The browser extension is the key: it activates automatically on supported retailer websites, shows the available cashback rate, and applies it with one click. There’s no coupon hunting or code entry. On large purchases (furniture, electronics, travel) the cashback on Rakuten can be $20 to $100+ from a single transaction.

Ibotta (Best for Groceries)

Ibotta is the leading cashback app for grocery and in-store purchases. You browse available offers (specific products at specific stores), add the ones you want, make your purchase, and upload your receipt to claim the cashback. Ibotta also has a browser extension for online shopping similar to Rakuten.

Cashback amounts vary by offer but commonly run $0.25 to $1.50 per product, with occasional higher offers for trying new products. There’s also a “any brand” offer on a category (like $0.25 back on any fresh vegetables) that doesn’t require a specific brand, which adds up on regular grocery runs.

Consistent Ibotta users report $20 to $50 back per month on regular grocery purchases without changing what they buy, just by checking available offers before shopping and scanning receipts afterward. Minimum $20 balance to cash out via PayPal, Venmo, or gift cards.

Fetch Rewards (Easiest to Use)

Fetch Rewards earns points on every grocery receipt you scan, any store, any products, no pre-browsing offers required. You scan after checkout and earn points automatically on eligible items. Points can be redeemed for gift cards.

It’s less lucrative than Ibotta (the points-to-dollar conversion is lower and you can’t target high-value offers), but it’s nearly effortless. If you’ll actually use it consistently because it requires no planning, Fetch’s low-friction approach generates more total savings than an app you use occasionally because the process was too involved.

Capital One Shopping (For Automatic Coupon Application)

Capital One Shopping is a free browser extension that automatically searches for and applies coupon codes at checkout when shopping online. It also compares prices across retailers and alerts you if the same item is available for less elsewhere.

It works passively, just install the extension and it activates on checkout pages where coupons are available. Unlike Rakuten and Ibotta, there’s no cashback deposited to your account; it applies savings as direct price reductions. Honey (owned by PayPal) works similarly and is worth installing alongside Capital One Shopping since coupon code databases don’t fully overlap.

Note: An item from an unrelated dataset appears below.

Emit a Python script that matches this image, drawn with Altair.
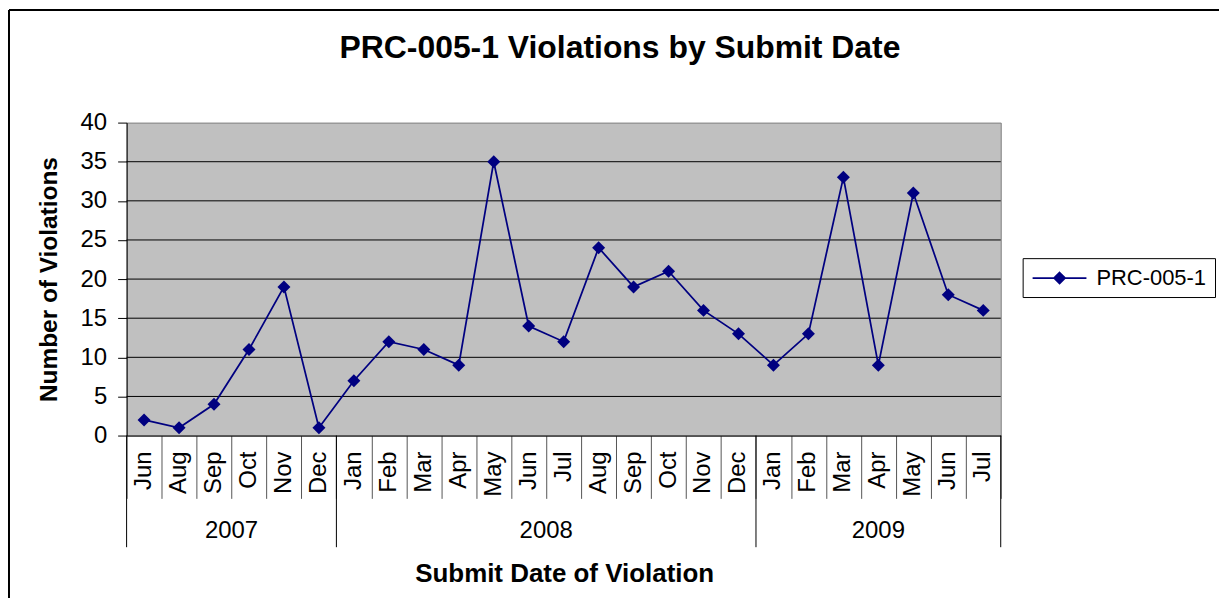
import altair as alt
import pandas as pd

# ---- data ----
months = ["Jun", "Aug", "Sep", "Oct", "Nov", "Dec",
          "Jan", "Feb", "Mar", "Apr", "May", "Jun", "Jul", "Aug", "Sep", "Oct", "Nov", "Dec",
          "Jan", "Feb", "Mar", "Apr", "May", "Jun", "Jul"]
years = ["2007"] * 6 + ["2008"] * 12 + ["2009"] * 7
violations = [2, 1, 4, 11, 19, 1,
              7, 12, 11, 9, 35, 14, 12, 24, 19, 21, 16, 13,
              9, 13, 33, 9, 31, 18, 16]
year_labels = ["2007", "2008", "2009"]
y_ticks = [0, 5, 10, 15, 20, 25, 30, 35, 40]
series_name = "PRC-005-1"
title_text = "PRC-005-1 Violations by Submit Date"
x_title = "Submit Date of Violation"
y_title = "Number of Violations"

NAVY = "#000080"
FONT = "Liberation Sans"
n = len(months)

df = pd.DataFrame({
    "month": months,
    "year": years,
    "value": violations,
    "pos": [i + 0.5 for i in range(n)],
    "series": [series_name] * n,
})

# year groups
starts, ends = [], []
idx = 0
for y in year_labels:
    c = years.count(y)
    starts.append(idx)
    ends.append(idx + c)
    idx += c
year_df = pd.DataFrame({
    "year": year_labels,
    "center": [(s + e) / 2 for s, e in zip(starts, ends)],
})
year_bounds = pd.DataFrame({"b": sorted(set(starts + ends))})
grid_df = pd.DataFrame({"g": [t for t in y_ticks if 0 < t < max(y_ticks)]})

xscale = alt.Scale(domain=[0, n], nice=False, zero=False, padding=0)
yscale = alt.Scale(domain=[0, 40], nice=False)

x_axis = alt.Axis(values=list(range(n + 1)), tickSize=63, tickColor="#555555",
                  tickWidth=1, labels=False, grid=False, domainColor="black",
                  title=x_title, titleFont=FONT, titleFontSize=26, titleFontWeight="bold",
                  titleColor="black", titleX=439, titleY=146, titleBaseline="alphabetic",
                  titleAlign="center", titleAnchor="middle")
y_axis = alt.Axis(values=y_ticks, grid=False, tickSize=9, tickColor="black",
                  domainColor="black", labelFont=FONT, labelFontSize=24,
                  labelColor="black", labelPadding=11, labelOverlap=False,
                  labelFlush=False, labelBound=False,
                  title=y_title, titleFont=FONT, titleFontSize=24.5, titleFontWeight="bold",
                  titleColor="black", titleX=-70, titleY=157, titleAngle=270,
                  titleBaseline="alphabetic", titleAlign="center", titleAnchor="middle")

legend_path = "M-0.91,0H4M1.55,-0.5L2.05,0L1.55,0.5L1.05,0Z"

line = alt.Chart(df).mark_line(strokeWidth=1.75).encode(
    x=alt.X("pos:Q", scale=xscale, axis=x_axis),
    y=alt.Y("value:Q", scale=yscale, axis=y_axis),
    color=alt.Color("series:N", scale=alt.Scale(range=[NAVY]),
                    legend=alt.Legend(title=None, orient="none", legendX=899, legendY=136,
                                      padding=8, strokeColor="black", fillColor="white",
                                      labelFont=FONT, labelFontSize=22, labelColor="black",
                                      labelOffset=42, symbolType=legend_path, symbolSize=484,
                                      symbolStrokeColor=NAVY, symbolFillColor=NAVY,
                                      symbolStrokeWidth=1.75)),
)

points = alt.Chart(df).mark_point(shape="diamond", filled=True, size=170, opacity=1,
                                  color=NAVY).encode(
    x=alt.X("pos:Q", scale=xscale, axis=x_axis),
    y=alt.Y("value:Q", scale=yscale, axis=y_axis),
)

grid = alt.Chart(grid_df).mark_rule(color="black", strokeWidth=1).encode(
    y=alt.Y("g:Q", scale=yscale, axis=y_axis),
)

year_sep = alt.Chart(year_bounds).mark_rule(color="black", strokeWidth=1).encode(
    x=alt.X("b:Q", scale=xscale, axis=x_axis),
    y=alt.value(314), y2=alt.value(426),
)

month_text = alt.Chart(df).mark_text(angle=270, align="right", baseline="middle",
                                     font=FONT, fontSize=24, color="black").encode(
    x=alt.X("pos:Q", scale=xscale, axis=x_axis),
    y=alt.value(330),
    text="month:N",
)

year_text = alt.Chart(year_df).mark_text(align="center", baseline="alphabetic",
                                         font=FONT, fontSize=24, color="black").encode(
    x=alt.X("center:Q", scale=xscale, axis=x_axis),
    y=alt.value(417),
    text="year:N",
)

title_df = pd.DataFrame({"t": [title_text]})
title = alt.Chart(title_df).mark_text(align="center", baseline="alphabetic", font=FONT,
                                      fontSize=32, fontWeight="bold", color="black").encode(
    x=alt.value(495), y=alt.value(-65), text="t:N",
)

frame_df = pd.DataFrame({"f": [1]})
frame_top = alt.Chart(frame_df).mark_rule(color="black", strokeWidth=2).encode(
    x=alt.value(-118), x2=alt.value(1300), y=alt.value(-113),
)
frame_left = alt.Chart(frame_df).mark_rule(color="black", strokeWidth=2).encode(
    x=alt.value(-118), y=alt.value(-113), y2=alt.value(700),
)

chart = alt.layer(
    grid, line, points, year_sep, month_text, year_text, title, frame_top, frame_left
).properties(
    width=877, height=314,
    autosize=alt.AutoSizeParams(type="none"),
    padding={"left": 119, "top": 114, "right": 219, "bottom": 162},
    background="white",
).configure_view(
    fill="#C0C0C0", stroke="#808080", strokeWidth=1,
).configure_axis(
    labelOverlap=False,
)

chart.save("out.html", embed_options={"renderer": "svg", "actions": False})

Upside (For Gas and Restaurants)

Upside offers cashback on gas station purchases and, increasingly, restaurant visits. You browse nearby gas stations in the app, claim the cashback offer (typically $0.05 to $0.25 per gallon), fill up, and upload your receipt. You won’t drive 20 miles out of your way for $0.15/gallon savings, but if the participating station is already nearby, it’s an easy addition to a regular routine.

Upside payouts via PayPal, bank transfer, or gift cards. The gas cashback specifically adds up noticeably for regular commuters, $5 to $15/month is typical for drivers who use it consistently.

Using These Apps Without Changing Spending Behavior

The risk with cashback apps is rationalization: “I’m getting 8% back, so I might as well buy this thing I wasn’t planning to buy.” That’s how a tool that should save you money costs you money instead.

Used correctly: you check cashback availability on purchases you’ve already decided to make, and you add cashback offers to items on your grocery list. You don’t make purchase decisions based on cashback availability. The savings are real when the behavior is disciplined, and most people who use these apps consistently pull in $200 to $600/year in total savings without much effort.

Install Rakuten and the Capital One Shopping extension today. Add Ibotta for groceries. Check Upside when you need gas. These three cover the majority of regular consumer spending categories and require about 10 minutes total to set up.